Advocates for North Carolina’s Hispanic population are pressing for changes that would make illegal immigrants eligible for admission and reduced-rate tuition at public universities.
Federal law requires North Carolina and other states to educate illegal immigrants through high school without questioning their residency status.
The issue of access to higher education has been hotly debated for years in Texas and California, both of which have sizable Hispanic populations. The issue has gained more attention in North Carolina as its Hispanic population grows and more qualified students are denied a chance at college.
Data from the 2000 census indicate that about 379,000 Hispanics live in North Carolina and 120,090 of them are under the age of 18. Hispanic advocates estimate that 65 percent of Latino immigrants are in the U.S. illegally or on tourist or working visas.
The Federation for American Immigration Reform, a Washington nonprofit group that seeks stronger enforcement of immigration laws, estimates that between 250,000 and 500,000 of the nation’s estimated 6 million illegal immigrants are between 15 and 19 years old.

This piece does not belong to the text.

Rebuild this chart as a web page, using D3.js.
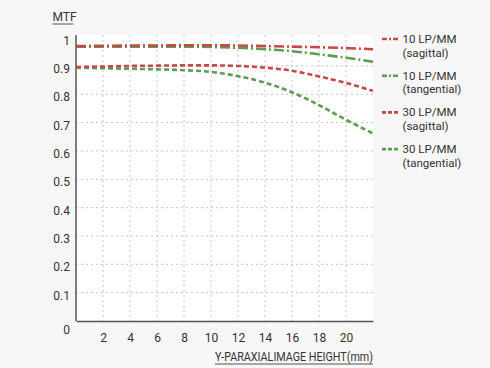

They have no place in public universities, says Jack Martin, the federation’s director of special projects.
“It makes no sense to be expending public money on educating people for employment that is denied to them by law,” Martin says. ” It is illegal to give employment to an illegal alien in the United States.
“The purpose of higher education is to prepare people for employment, so on the one hand, either you would be contributing to preparing these people to be working illegally by expending money on their education, or you would be wasting that money educating them when they would not be employed.”
El Pueblo, a Hispanic advocacy group in North Carolina, wants undocumented students who have lived in the state at least a year and graduated from a state high school to be eligible for admission to a public university.
The illegal aliens also should be charged in-state tuition if they are accepted, the group said. At the University of North Carolina-Chapel Hill that is the difference between paying $1,860 and $11,026.